Players are not allowed to have a bad game or make a mistake nowadays. No wonder as a country we never produce flair players anymore
Two consecutive defeats in a week and to League 2 sides has certainly not enhanced the claims for a first team place by any of the fringe players.
On reflection I believe the main reason for the below par individual and collective performances was that perhaps too many changes were made to the starting line up.
With the players keen to impress but not wanting to make a mistake it proved to have a negative and disruptive impact on the overall performance of the team.
As you have pointed out the outcome is that some disillusion may follow but hopefully a return to winning ways will maintain a happy camp.
It’s been coming over recent weeks and standards have definitely slipped, but the results that really matter have thus far still gone our way. The question being, if the writing is potentially on the wall, how long before performance issues lead to a dip in results? As you correctly stated, Stuart needs to work out how to motivate the full squad and get them all chasing the same dream.

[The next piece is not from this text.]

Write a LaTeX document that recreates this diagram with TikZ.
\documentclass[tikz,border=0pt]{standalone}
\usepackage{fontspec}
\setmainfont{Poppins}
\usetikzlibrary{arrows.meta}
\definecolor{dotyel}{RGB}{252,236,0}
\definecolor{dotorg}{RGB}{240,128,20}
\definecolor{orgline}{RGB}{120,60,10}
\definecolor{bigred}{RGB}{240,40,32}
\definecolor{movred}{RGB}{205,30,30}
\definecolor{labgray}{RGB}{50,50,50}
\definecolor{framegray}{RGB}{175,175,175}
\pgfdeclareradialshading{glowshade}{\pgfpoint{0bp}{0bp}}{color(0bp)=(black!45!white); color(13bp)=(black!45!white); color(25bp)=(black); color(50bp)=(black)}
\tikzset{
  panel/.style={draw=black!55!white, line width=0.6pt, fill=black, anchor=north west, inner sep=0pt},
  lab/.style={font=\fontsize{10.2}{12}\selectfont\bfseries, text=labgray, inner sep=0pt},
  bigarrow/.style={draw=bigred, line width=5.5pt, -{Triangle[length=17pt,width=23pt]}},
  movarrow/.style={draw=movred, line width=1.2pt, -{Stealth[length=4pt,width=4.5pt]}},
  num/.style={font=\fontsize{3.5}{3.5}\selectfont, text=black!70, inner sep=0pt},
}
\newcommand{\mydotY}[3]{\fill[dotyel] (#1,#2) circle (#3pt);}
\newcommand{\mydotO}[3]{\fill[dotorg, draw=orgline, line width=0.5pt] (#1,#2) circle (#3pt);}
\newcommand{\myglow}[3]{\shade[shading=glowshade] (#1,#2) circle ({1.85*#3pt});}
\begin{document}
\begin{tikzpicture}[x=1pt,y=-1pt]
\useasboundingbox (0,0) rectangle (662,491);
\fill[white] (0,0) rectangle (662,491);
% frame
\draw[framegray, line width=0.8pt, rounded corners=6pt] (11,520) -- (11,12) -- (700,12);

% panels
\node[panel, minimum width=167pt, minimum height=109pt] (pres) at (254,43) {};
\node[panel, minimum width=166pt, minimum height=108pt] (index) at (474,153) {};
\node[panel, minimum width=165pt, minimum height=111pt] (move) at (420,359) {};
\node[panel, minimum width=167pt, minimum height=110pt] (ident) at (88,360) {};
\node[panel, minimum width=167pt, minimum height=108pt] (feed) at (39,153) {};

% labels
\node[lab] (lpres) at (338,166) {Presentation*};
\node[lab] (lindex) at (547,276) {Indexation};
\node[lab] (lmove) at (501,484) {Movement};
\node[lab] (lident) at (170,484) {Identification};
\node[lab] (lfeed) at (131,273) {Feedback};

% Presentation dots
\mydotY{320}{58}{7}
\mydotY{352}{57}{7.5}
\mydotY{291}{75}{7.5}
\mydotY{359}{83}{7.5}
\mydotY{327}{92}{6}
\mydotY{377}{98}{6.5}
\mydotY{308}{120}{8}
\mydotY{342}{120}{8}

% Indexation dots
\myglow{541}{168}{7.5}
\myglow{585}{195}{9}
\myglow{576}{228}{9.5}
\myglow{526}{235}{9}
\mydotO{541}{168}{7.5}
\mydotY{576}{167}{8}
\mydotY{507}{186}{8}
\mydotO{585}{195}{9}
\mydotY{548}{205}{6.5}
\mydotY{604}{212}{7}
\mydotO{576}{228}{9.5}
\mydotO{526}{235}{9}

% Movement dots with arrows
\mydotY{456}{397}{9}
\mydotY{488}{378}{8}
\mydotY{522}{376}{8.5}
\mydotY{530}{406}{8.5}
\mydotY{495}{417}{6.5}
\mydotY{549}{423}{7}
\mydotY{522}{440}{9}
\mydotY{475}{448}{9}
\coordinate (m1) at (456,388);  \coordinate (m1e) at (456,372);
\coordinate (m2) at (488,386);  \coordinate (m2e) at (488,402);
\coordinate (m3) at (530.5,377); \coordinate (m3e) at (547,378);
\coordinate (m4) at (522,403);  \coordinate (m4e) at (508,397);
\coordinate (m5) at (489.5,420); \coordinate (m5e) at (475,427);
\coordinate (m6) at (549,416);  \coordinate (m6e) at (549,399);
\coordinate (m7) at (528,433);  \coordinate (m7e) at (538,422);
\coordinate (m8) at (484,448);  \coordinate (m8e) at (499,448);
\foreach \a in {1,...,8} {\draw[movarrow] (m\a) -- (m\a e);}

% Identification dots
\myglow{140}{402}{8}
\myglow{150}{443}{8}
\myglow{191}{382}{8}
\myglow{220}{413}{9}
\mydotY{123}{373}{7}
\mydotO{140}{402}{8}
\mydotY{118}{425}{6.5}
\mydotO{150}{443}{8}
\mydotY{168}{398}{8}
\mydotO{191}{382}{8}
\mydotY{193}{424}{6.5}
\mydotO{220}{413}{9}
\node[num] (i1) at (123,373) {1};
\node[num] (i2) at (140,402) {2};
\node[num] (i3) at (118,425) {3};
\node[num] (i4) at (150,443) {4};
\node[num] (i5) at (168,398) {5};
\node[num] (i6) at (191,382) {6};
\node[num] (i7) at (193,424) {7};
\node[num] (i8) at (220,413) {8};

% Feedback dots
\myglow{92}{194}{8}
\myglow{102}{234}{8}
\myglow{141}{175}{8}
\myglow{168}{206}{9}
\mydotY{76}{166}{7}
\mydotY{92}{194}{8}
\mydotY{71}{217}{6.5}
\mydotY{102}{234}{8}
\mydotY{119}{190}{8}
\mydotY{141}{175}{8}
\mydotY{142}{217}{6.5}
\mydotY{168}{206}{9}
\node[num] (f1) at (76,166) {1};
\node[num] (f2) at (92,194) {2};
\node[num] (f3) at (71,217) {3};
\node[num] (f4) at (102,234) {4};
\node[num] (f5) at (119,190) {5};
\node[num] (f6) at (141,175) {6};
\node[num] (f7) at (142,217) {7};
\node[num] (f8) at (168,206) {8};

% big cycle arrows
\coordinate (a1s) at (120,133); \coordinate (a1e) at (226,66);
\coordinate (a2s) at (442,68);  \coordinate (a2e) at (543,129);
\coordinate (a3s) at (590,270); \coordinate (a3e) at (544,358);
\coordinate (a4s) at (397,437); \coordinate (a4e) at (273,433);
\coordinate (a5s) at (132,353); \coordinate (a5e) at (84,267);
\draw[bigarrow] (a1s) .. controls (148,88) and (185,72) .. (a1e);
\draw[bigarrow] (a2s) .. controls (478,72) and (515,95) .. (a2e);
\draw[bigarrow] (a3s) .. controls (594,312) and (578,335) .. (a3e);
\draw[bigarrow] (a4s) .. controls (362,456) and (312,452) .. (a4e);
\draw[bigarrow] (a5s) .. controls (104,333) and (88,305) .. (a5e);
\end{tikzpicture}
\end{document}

I don’t think the “uncompromising toughness” of N.Clarke and McArdle was even evident last season when they were playing together. They each had an excellent season but only when one or the other was paired with Burke. For whatever reason their skills don’t complement each other. A distinct lack of pace could be the main reason.
Soccerbase confirms the importance to the defence last season of Burke (all competitions):
Burke/McArdle 13 wins/ 9 draws/ 4 defeats
Burke/Clarke 6/1/2
Clarke/McArdle 5/4/6
Maybe an opportunity to move Kilgallon to the centre of defence to avoid this partnership in the next round?

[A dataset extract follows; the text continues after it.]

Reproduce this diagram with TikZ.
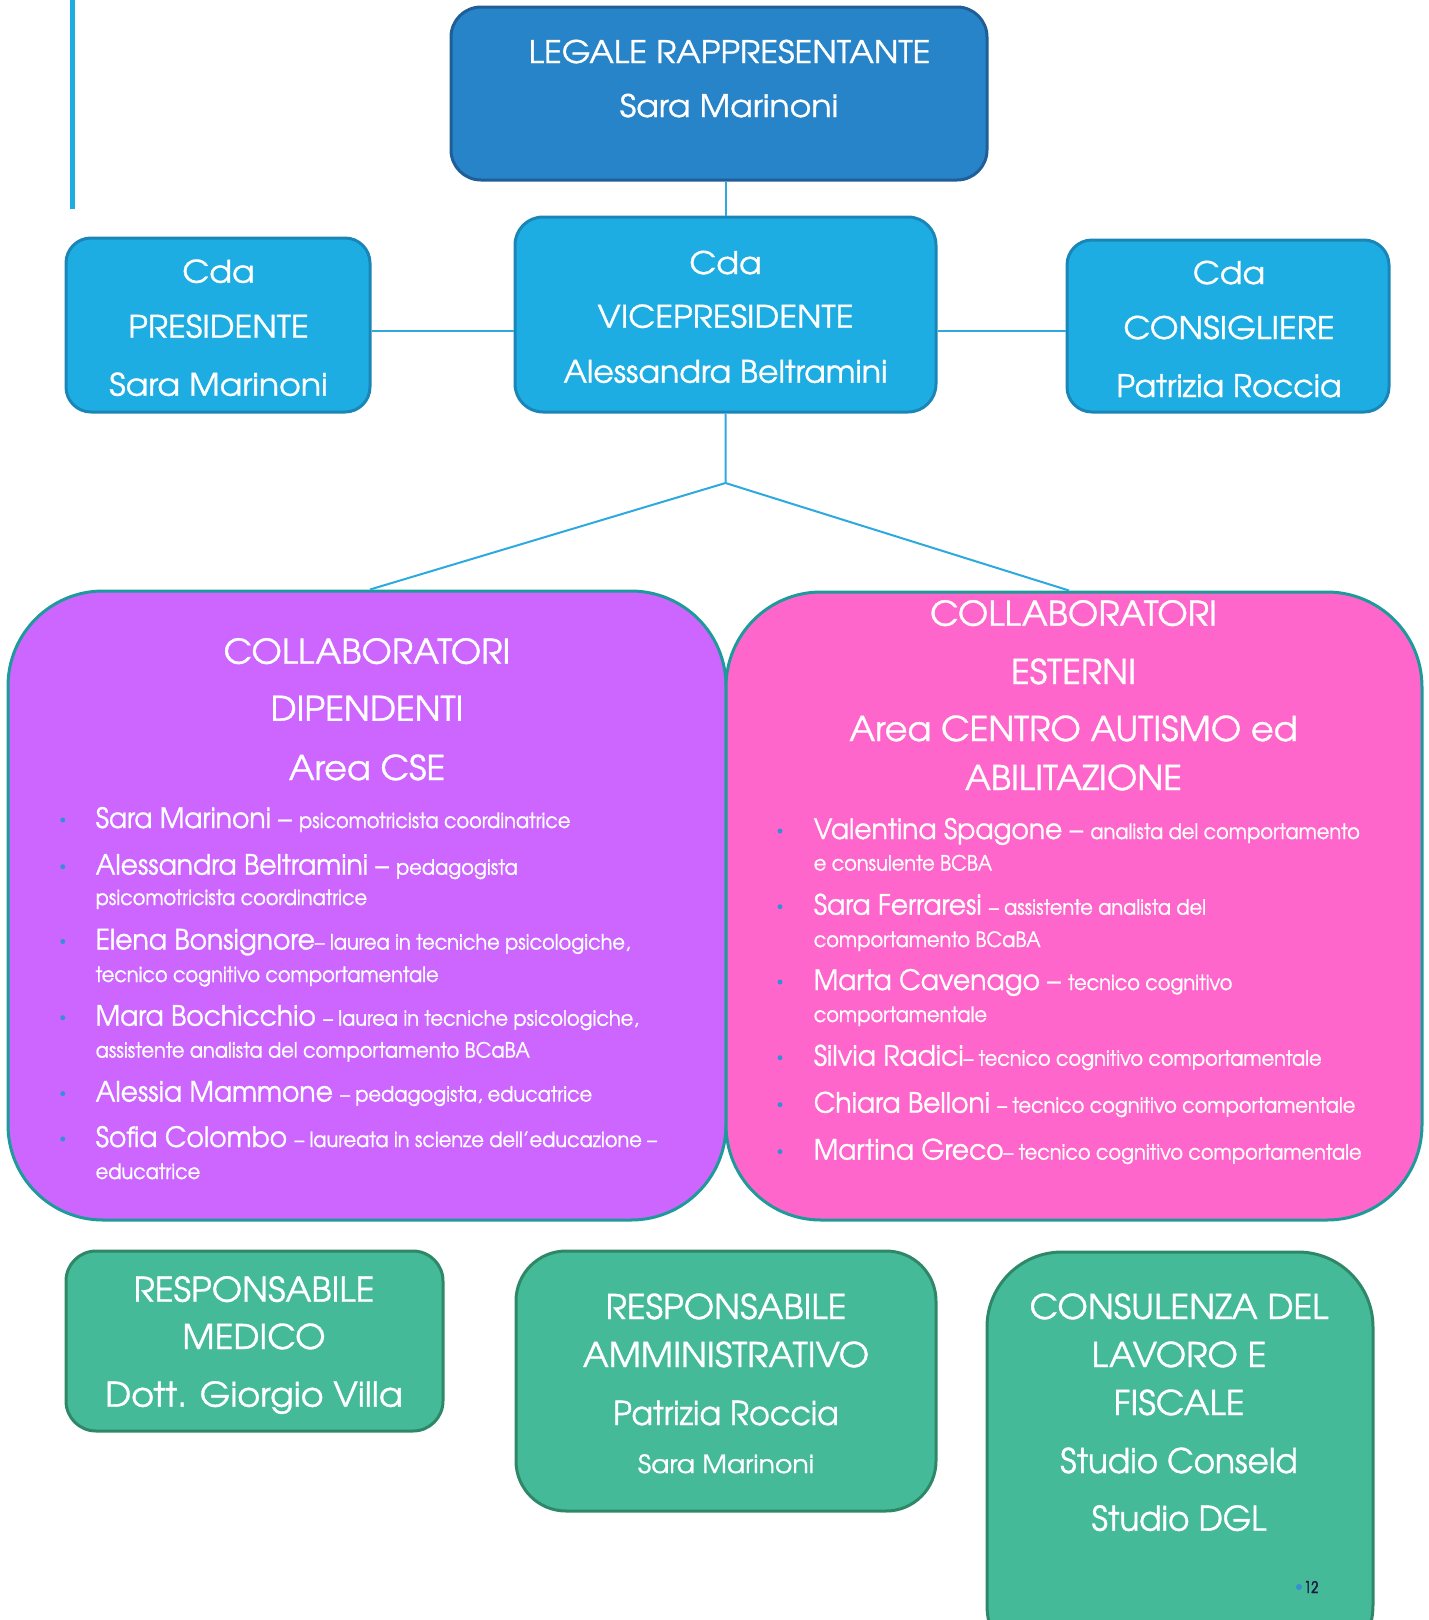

Beat Rochdale and the last two games will be brushed under the carpet, but we need to win the next 3 for me to start believing we are more than play-off contenders.

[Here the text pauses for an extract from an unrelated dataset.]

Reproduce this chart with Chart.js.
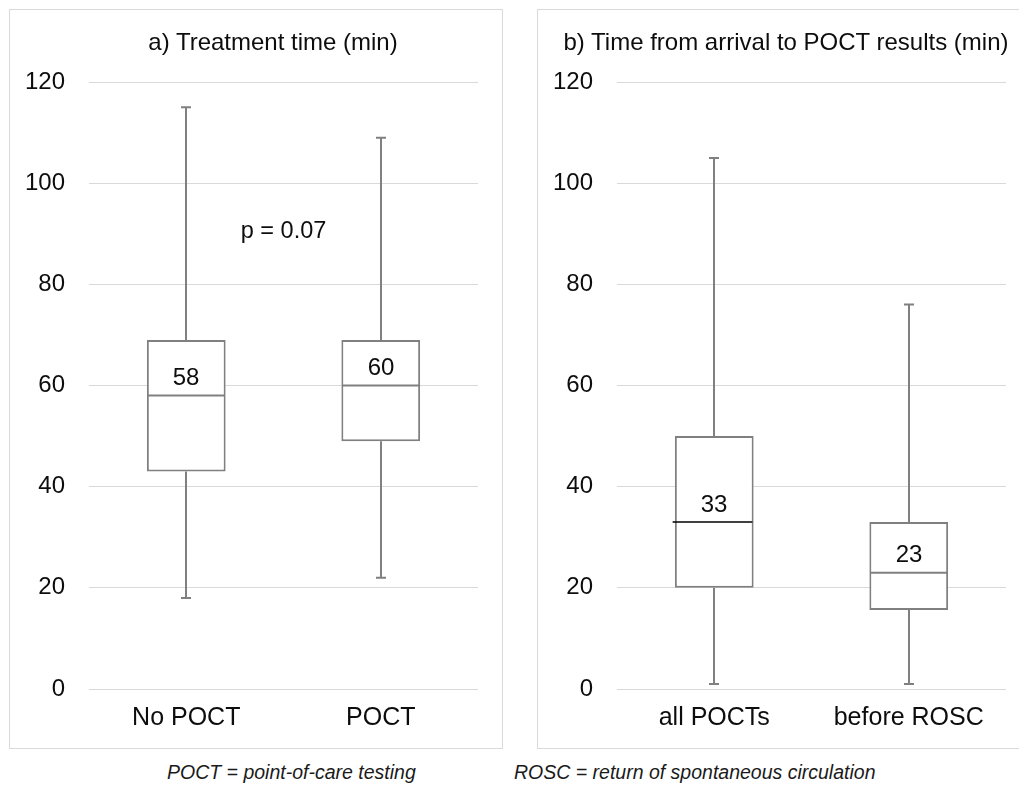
<!DOCTYPE html>
<html>
<head>
<meta charset="utf-8">
<script src="https://cdn.jsdelivr.net/npm/chart.js@4.4.1/dist/chart.umd.min.js"></script>
<style>
  html, body { margin: 0; padding: 0; background: #fff; width: 1019px; height: 796px; overflow: hidden;
    font-family: "Liberation Sans", Arial, sans-serif; }
  .panel { position: absolute; border: 1px solid #d9d9d9; box-sizing: border-box; }
  canvas { position: absolute; top: 0; }
  .title { position: absolute; transform: translate(-50%, -50%); font-size: 24px; white-space: nowrap; color: #0d0d0d; }
  .note { position: absolute; transform: translateY(-50%); font-style: italic; font-size: 19.5px; white-space: nowrap; color: #1a1a1a; }
</style>
</head>
<body>
<div class="panel" style="left:9px;top:9px;width:494px;height:740px"></div>
<div class="panel" style="left:537px;top:9px;width:490px;height:740px"></div>
<canvas id="chartA" width="520" height="760" style="left:0"></canvas>
<canvas id="chartB" width="492" height="760" style="left:527px"></canvas>
<div class="title" style="left:273px;top:42px">a) Treatment time (min)</div>
<div class="title" style="left:786px;top:42px">b) Time from arrival to POCT results (min)</div>
<div class="note" style="left:167px;top:772px">POCT = point-of-care testing</div>
<div class="note" style="left:514px;top:772px">ROSC = return of spontaneous circulation</div>

<script>
// Panel a: treatment time (min)
const categoriesA = ['No POCT', 'POCT'];
const minA    = [18, 22];
const q1A     = [43, 49];
const medianA = [58, 60];
const q3A     = [69, 69];
const maxA    = [115, 109];

// Panel b: time from arrival to POCT results (min)
const categoriesB = ['all POCTs', 'before ROSC'];
const minB    = [1, 1];
const q1B     = [20, 15.6];
const medianB = [33, 23];
const q3B     = [50, 33];
const maxB    = [105, 76];

// Shared value axis
const yTicks = [0, 20, 40, 60, 80, 100, 120];

const FONT = '"Liberation Sans", Arial, sans-serif';
const LINE = '#808080';

// Whiskers, caps, median lines and median labels, placed with the chart's scales
const boxWhiskers = {
  id: 'boxWhiskers',
  afterDatasetsDraw(chart, args, o) {
    const { ctx } = chart;
    const x = chart.scales.x, y = chart.scales.y;
    const meta = chart.getDatasetMeta(0);
    ctx.save();
    meta.data.forEach((bar, i) => {
      const cx = Math.round(x.getPixelForValue(i));
      const half = bar.width / 2;
      const yMin = y.getPixelForValue(o.min[i]);
      const yMax = y.getPixelForValue(o.max[i]);
      const yQ1 = y.getPixelForValue(o.q1[i]);
      const yQ3 = y.getPixelForValue(o.q3[i]);
      const yMed = y.getPixelForValue(o.median[i]);

      ctx.strokeStyle = LINE;
      ctx.lineWidth = 2;
      ctx.beginPath();
      ctx.moveTo(cx, yQ3); ctx.lineTo(cx, yMax);
      ctx.moveTo(cx - 5, yMax); ctx.lineTo(cx + 5, yMax);
      ctx.moveTo(cx, yQ1); ctx.lineTo(cx, yMin);
      ctx.moveTo(cx - 5, yMin); ctx.lineTo(cx + 5, yMin);
      ctx.stroke();

      ctx.strokeStyle = o.medianColors[i];
      ctx.lineWidth = o.medianWidths[i];
      ctx.beginPath();
      ctx.moveTo(cx - half - o.medianOverhang[i], yMed);
      ctx.lineTo(cx + half - 1, yMed);
      ctx.stroke();

      ctx.fillStyle = '#0d0d0d';
      ctx.font = '24px ' + FONT;
      ctx.textAlign = 'center';
      ctx.textBaseline = 'middle';
      ctx.fillText(String(o.median[i]), cx, yMed - 17);
    });
    if (o.note) {
      ctx.fillStyle = '#0d0d0d';
      ctx.font = '23.5px ' + FONT;
      ctx.textAlign = 'center';
      ctx.textBaseline = 'middle';
      ctx.fillText(o.note.text, x.getPixelForValue(o.note.at[0]), y.getPixelForValue(o.note.at[1]));
    }
    ctx.restore();
  }
};

function makeChart(id, labels, mins, q1s, medians, q3s, maxs, extra) {
  return new Chart(document.getElementById(id), {
    type: 'bar',
    data: {
      labels: labels,
      datasets: [{
        data: q1s.map((v, i) => [v, q3s[i]]),
        backgroundColor: '#ffffff',
        borderColor: LINE,
        borderWidth: 2,
        borderSkipped: false,
        categoryPercentage: 1,
        barPercentage: 0.405
      }]
    },
    options: {
      responsive: false,
      animation: false,
      devicePixelRatio: 1,
      layout: { padding: { top: 82, right: extra.padRight, bottom: 0, left: 0 } },
      plugins: {
        legend: { display: false },
        tooltip: { enabled: false },
        title: { display: false },
        boxWhiskers: {
          min: mins, q1: q1s, median: medians, q3: q3s, max: maxs,
          medianColors: extra.medianColors,
          medianWidths: extra.medianWidths,
          medianOverhang: extra.medianOverhang,
          note: extra.note
        }
      },
      scales: {
        x: {
          grid: { display: false, drawTicks: false },
          border: { display: false },
          ticks: { color: '#0d0d0d', font: { family: FONT, size: 25 }, padding: 14 },
          afterFit: s => { s.height = 71; }
        },
        y: {
          min: 0, max: 120,
          afterBuildTicks: s => { s.ticks = yTicks.map(v => ({ value: v })); },
          grid: { color: '#d9d9d9', lineWidth: 1, drawTicks: false },
          border: { display: false },
          ticks: { color: '#0d0d0d', font: { family: FONT, size: 24 }, padding: 24 },
          afterFit: s => { s.width = extra.axisWidth; }
        }
      }
    },
    plugins: [boxWhiskers]
  });
}

makeChart('chartA', categoriesA, minA, q1A, medianA, q3A, maxA, {
  padRight: 42, axisWidth: 89,
  medianColors: [LINE, LINE], medianWidths: [2, 2], medianOverhang: [-1, -1],
  note: { text: 'p = 0.07', at: [0.5, 90.5] }
});

makeChart('chartB', categoriesB, minB, q1B, medianB, q3B, maxB, {
  padRight: 13, axisWidth: 90,
  medianColors: ['#000000', LINE], medianWidths: [1.5, 2], medianOverhang: [2, -1],
  note: null
});
</script>
</body>
</html>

I was not so worried about our youths than the fact that the team on Wednesday repeated worrying patterns of play.
We were just lucky that the bizarre rules meant that a 3-2 loss was exactly enough for us to triumph! If we had equalised I would have gone straight to the pub, and the warm, rather than wait to see who got the extra point.
Morecambe put out as close as a full strength side as they could manage. Us having 4 youths with practically zero first team experience between them was risky; especially as we only had youths on the bench!?
The worrying thing for me is how often players with the ball passed it short and square, or backwards, for no gain. It’s alright pretending we’re Brazil but there were times on Wednesday when we had 4 players on a wing passing around with just 1 man in the middle! And why do we insist on passing the ball sideways from flipping free kicks more than 40 yards out?
Vuckic was easily our best player. He did give the ball away, but I don’t think Morecambe scored, or even got one of their many missed chances, as a result. He was also the only one beating men with the ball, bringing it forward, and having a go. In fact he seems to be the only one in the squad doing that to any effect!
We are now just 4 games from Wembly. We have no other Cups to worry about. We get prize money for each round won. We need a better them put out against Cambridge.
I was not so worried about our youths than the fact that the team repeated worrying patterns of play.